For the strawberries:

2 pints ripe, local strawberries, plus 6 whole berries for garnish
1/3 cup sugar, more or less

This amount will yield enough for 6 biscuits. You’ll probably have extra biscuits.

Slice the berries and place them in a bowl. Add the sugar and toss. Crush some of the berries with a wooden spoon or potato masher. Let berries macerate for at least 1/2 hour at room temperature to let the sugar draw out the berry juices. Taste for sugar and add more if you think necessary.

To put together:

1/2 pint whipping cream
1 tsp vanilla extract
Confectioners’ sugar, to taste

Whip the cream in a mixer with the vanilla extract and sugar. Be careful not to overwhip or the mixture will turn to butter.

Split the slightly cooled biscuits in half and place the bottom halves in individual bowls. Spoon a generous amount of the berry mixture over each biscuit half. Top with whipped cream. Put the top half of the biscuits over the cream, drizzle with a little more berry mixture and garnish each shortcake with a pretty whole berry.

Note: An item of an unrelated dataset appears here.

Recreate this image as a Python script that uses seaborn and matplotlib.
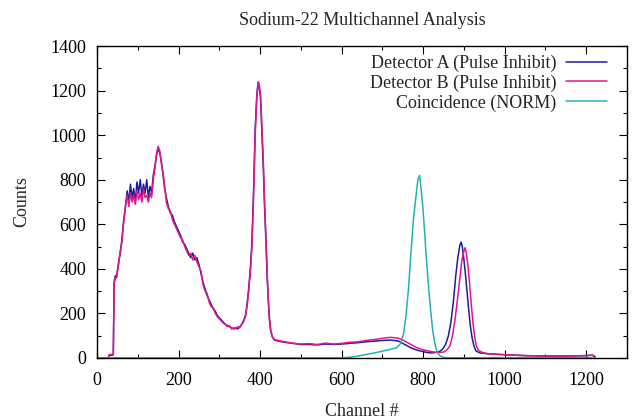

Bakewell Cream Grape-Nuts bread

This recipe is the one that adult contestants in the Bakewell Cream competition at the Cumberland County Fair last year were instructed to make. Linda Hanscomb, who took home the prize, said she followed the recipe except for one thing. Based on her baking experience, she baked her loaf for just 1 hour. She said when she brought her bread to the fair to be judged, she noticed that other contestants had much darker, overbaked loaves, so she felt good about her chances of winning.

1 cup Grape-Nuts
3 cups flour
2 ½ tsp Bakewell Cream
1 ½ tsp baking soda
1 tsp salt
2 cups scalded milk
1 egg, beaten
3/4 cup sugar or honey

Pour scalded milk over Grape-Nuts and let stand until cool.

Add beaten egg, sugar, and then mixed dry ingredients.

Pour into greased loaf pan. Let stand for 20 minutes, then bake at 350 degrees for 1 ½ hours (or less. See recipe header note above).